Não existe meritocracia

Os “Millennials” perceberam que a meritocracia não existe, não importa o quanto você se esforce

ANNE HELEN PETERSEN SABE DE QUEM É A CULPA PELA EPIDEMIA DE BURNOUT E NO SEU LIVRO ‘NÃO AGUENTO MAIS NÃO AGUENTAR MAIS’ ANALISA POR QUE ESSE GRUPO SOCIAL É A GERAÇÃO MAIS CANSADA

Seu ensaio intitulado “Como os millennials se tornaram a geração do ‘burnout’”, publicado em 2019 no Buzzfeed, foi lido mais de sete milhões de vezes em inglês, colhendo outros milhões de leitores a mais ao ser traduzido para diversos idiomas.

Uma interessante versão ampliada acaba de ser publicada sob o título de “Não aguento mais não aguentar mais” (HarperCollins, 2021), uma exaustiva investigação e análise que contextualiza o cansaço geracional e oferece chaves, e muitos dados, para entender do que falamos quando nos referimos a uma geração queimada (ou ‘esgotada’).

Sobre por que as redes sociais são tão exaustivas, como o lazer desapareceu das nossas vidas, por que a criação dos filhos é uma corrida de obstáculos neste cenário de incertezas, e de que maneira a cultura trabalhista se perdeu —ou como ela mesma escreve em suas páginas, “antes o trabalho era uma merda e era precário; agora é mais ainda”.
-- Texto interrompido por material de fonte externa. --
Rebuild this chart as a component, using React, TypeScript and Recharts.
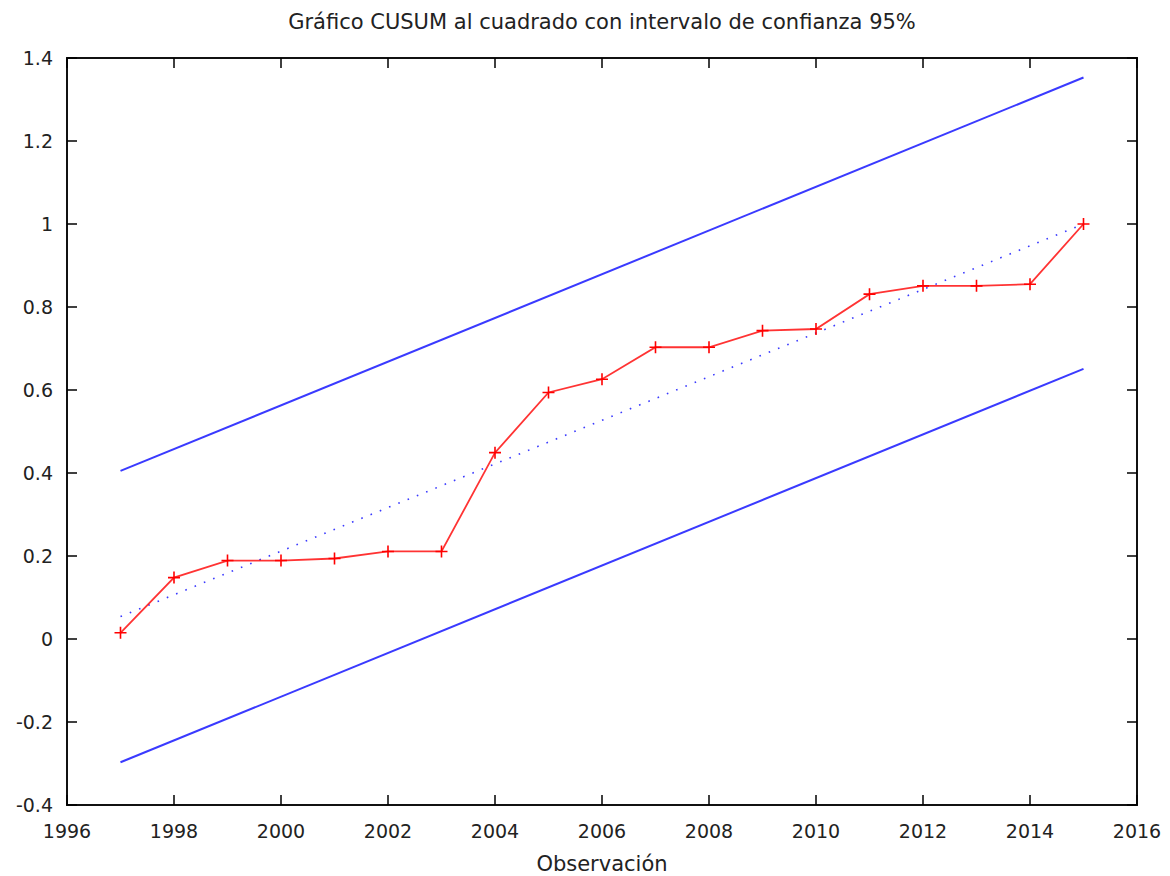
import { LineChart, Line, XAxis, YAxis, ReferenceArea } from 'recharts'

// CUSUM of squares, yearly observations
const years = [1997, 1998, 1999, 2000, 2001, 2002, 2003, 2004, 2005, 2006, 2007, 2008, 2009, 2010, 2011, 2012, 2013, 2014, 2015]
const cusumSq = [0.015, 0.148, 0.189, 0.189, 0.194, 0.211, 0.211, 0.449, 0.594, 0.626, 0.703, 0.703, 0.743, 0.747, 0.831, 0.851, 0.851, 0.855, 1.0]

// straight bands, only their end points are needed
const bandYears = [1997, 2015]
const upperBand = [0.405, 1.353]
const lowerBand = [-0.297, 0.651]
const expectedLine = [0.054, 1.0]

const xTicks = [1996, 1998, 2000, 2002, 2004, 2006, 2008, 2010, 2012, 2014, 2016]
const yTicks = [-0.4, -0.2, 0, 0.2, 0.4, 0.6, 0.8, 1, 1.2, 1.4]

const W = 1162
const H = 868
const M = { top: 50, right: 33, bottom: 0, left: 0 }
const Y_AXIS_W = 59
const X_AXIS_H = 71
const PW = W - M.left - M.right - Y_AXIS_W
const PH = H - M.top - M.bottom - X_AXIS_H
const TICK = 10

const font = '"DejaVu Sans", Verdana, sans-serif'
const red = '#ff0000'
const blue = '#3a3aff'

const data = years.map((year, i) => {
  const b = bandYears.indexOf(year)
  return {
    year,
    cusum: cusumSq[i],
    upper: b >= 0 ? upperBand[b] : undefined,
    lower: b >= 0 ? lowerBand[b] : undefined,
    expected: b >= 0 ? expectedLine[b] : undefined,
  }
})

function XTick({ x, y, payload }: any) {
  return (
    <g>
      <line x1={x} y1={y} x2={x} y2={y - TICK} stroke="#000" strokeWidth={1.5} />
      <line x1={x} y1={y - PH} x2={x} y2={y - PH + TICK} stroke="#000" strokeWidth={1.5} />
      <text x={x} y={y + 33} textAnchor="middle" fontSize={19} fontFamily={font} fill="#222">
        {payload.value}
      </text>
    </g>
  )
}

function YTick({ x, y, payload }: any) {
  return (
    <g>
      <line x1={x} y1={y} x2={x + TICK} y2={y} stroke="#000" strokeWidth={1.5} />
      <line x1={x + PW} y1={y} x2={x + PW - TICK} y2={y} stroke="#000" strokeWidth={1.5} />
      <text x={x - 14} y={y + 7} textAnchor="end" fontSize={19} fontFamily={font} fill="#222">
        {String(payload.value)}
      </text>
    </g>
  )
}

function Cross({ cx, cy, index }: any) {
  if (cx == null || cy == null) return <g key={index} />
  return (
    <path
      key={index}
      d={`M${cx - 6},${cy}H${cx + 6}M${cx},${cy - 6}V${cy + 6}`}
      stroke={red}
      strokeWidth={1.6}
      fill="none"
    />
  )
}

export default function App() {
  return (
    <div style={{ position: 'relative', width: W, height: H, background: '#fff' }}>
      <div
        style={{
          position: 'absolute',
          top: 0,
          left: M.left + Y_AXIS_W,
          width: PW,
          textAlign: 'center',
          fontFamily: font,
          fontSize: 21,
          lineHeight: '28px',
          color: '#222',
        }}
      >
        Gráfico CUSUM al cuadrado con intervalo de confianza 95%
      </div>
      <LineChart width={W} height={H} data={data} margin={M}>
        <XAxis
          dataKey="year"
          type="number"
          domain={[1996, 2016]}
          ticks={xTicks}
          allowDataOverflow
          height={X_AXIS_H}
          axisLine={false}
          tickLine={false}
          tickSize={0}
          tickMargin={0}
          tick={<XTick />}
          interval={0}
          label={{ value: 'Observación', position: 'insideBottom', offset: 5, fontSize: 21, fontFamily: font, fill: '#222' }}
        />
        <YAxis
          type="number"
          domain={[-0.4, 1.4]}
          ticks={yTicks}
          allowDataOverflow
          width={Y_AXIS_W}
          axisLine={false}
          tickLine={false}
          tickSize={0}
          tickMargin={0}
          tick={<YTick />}
          interval={0}
        />
        <ReferenceArea x1={1996} x2={2016} y1={-0.4} y2={1.4} fill="none" fillOpacity={0} stroke="#111" strokeWidth={2} />
        <Line dataKey="upper" stroke={blue} strokeWidth={2} dot={false} connectNulls isAnimationActive={false} />
        <Line dataKey="lower" stroke={blue} strokeWidth={2} dot={false} connectNulls isAnimationActive={false} />
        <Line
          dataKey="expected"
          stroke={blue}
          strokeWidth={1.6}
          strokeDasharray="1.6 8.4"
          dot={false}
          connectNulls
          isAnimationActive={false}
        />
        <Line dataKey="cusum" stroke={red} strokeWidth={1.8} strokeOpacity={0.8} dot={<Cross />} isAnimationActive={false} />
      </LineChart>
    </div>
  )
}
Petersen vem para nos dizer que nesta epidemia do cansaço a culpa não é sua, e sim do sistema. E que, se uma jovem de Montana ganhou tanta repercussão no mundo todo por um texto sobre a incapacidade de cumprir pequenas tarefas, por algo será: “Acho que, se o ensaio se tornou global e acabou em livro, é por algo que afeta a todos nós, sem importar de onde somos: todos vivemos sob as regras do capitalismo”.

Trechos das respostas da entrevista: “Nossos pais, avós e tataravós passaram penúrias como a guerra, doenças, trabalho físico muito intenso… Aqui ninguém nega que a vida seja atualmente muito menos árdua em diversos aspectos, mas também é mais complicada. Há muitos fatores de pressão sobre os indivíduos, como consumir notícias o tempo todo ou ter que representar nossa vida a todo momento, não só no trabalho, mas também nas redes sociais.

Sei que se você disser ao seu avô “Estou esgotado por como me apresentar no Instagram”, ele te dirá: “Mas que tipo de problema é esse?”.

Basicamente, essa constante autorrepresentação é de fato exaustiva, obrigando a se conceber a todo momento como uma mercadoria e a pensar em como seu valor/persona se encaixa no mercado.” “Sobre meritocracia, acho que os millennials perceberam que, independentemente do seu esforço e de seguir o caminho certo, as coisas podem mudar muito rapidamente e você será substituído, a não ser que provenha de uma família muito rica e poderosa.

Você pode ter ido aos melhores colégios, ter batalhado muitíssimo, conseguir um emprego e trabalhar duro, mas isso não garante sucesso nem estabilidade. E isto tem pouco ou nada a ver com o indivíduo, e mais com os sistemas que o puseram nessa posição de vulnerabilidade.”

Nos Estados Unidos existe esta ideia de que tudo o que você fizer, da infância à sua vida adulta, tem que servir para o seu currículo. Sua vida se instrumentaliza, desde suas atividades extraescolares até seus hobbies, para ter um futuro com sucesso. Se não servir para o currículo, não vale a pena. Não há espaço para a criatividade não monetizável.

É realmente terrível pensar que nossa vida está concebida, desde pequenos, como um capital humano de investimento. Não somos a primeira geração que faz isso, mas acredito que somos uma geração que está redescobrindo seus direitos trabalhistas, ou para que servem os sindicatos.

Nos Estados Unidos, passamos por 75 anos de desapego sindical e de pouca solidariedade trabalhista, mas este declínio em nossas condições propiciou uma maior consciência a favor de se sindicalizar.

Entendemos, por exemplo, que se os cuidadores de crianças não tiverem uma remuneração digna, isso tornará impossível que os pais saiam para trabalhar, porque não haverá cuidadores. Nem a meditação nem uma máscara de skincare nos salvarão, mas sim uma reforma estrutural do sistema.

O capitalismo nos leva a acreditar que as coisas são assim. Mas não tem por que serem. Usar menos o Instagram e passar um creme pode aliviar de certa forma, mas devemos pensar no trabalho de forma coletiva para conseguir a mudança.

Nem a meditação nem uma máscara de skincare nos salvarão, mas sim uma reforma estrutural do sistema. O capitalismo nos leva a acreditar que as coisas são assim. Mas não tem por que serem.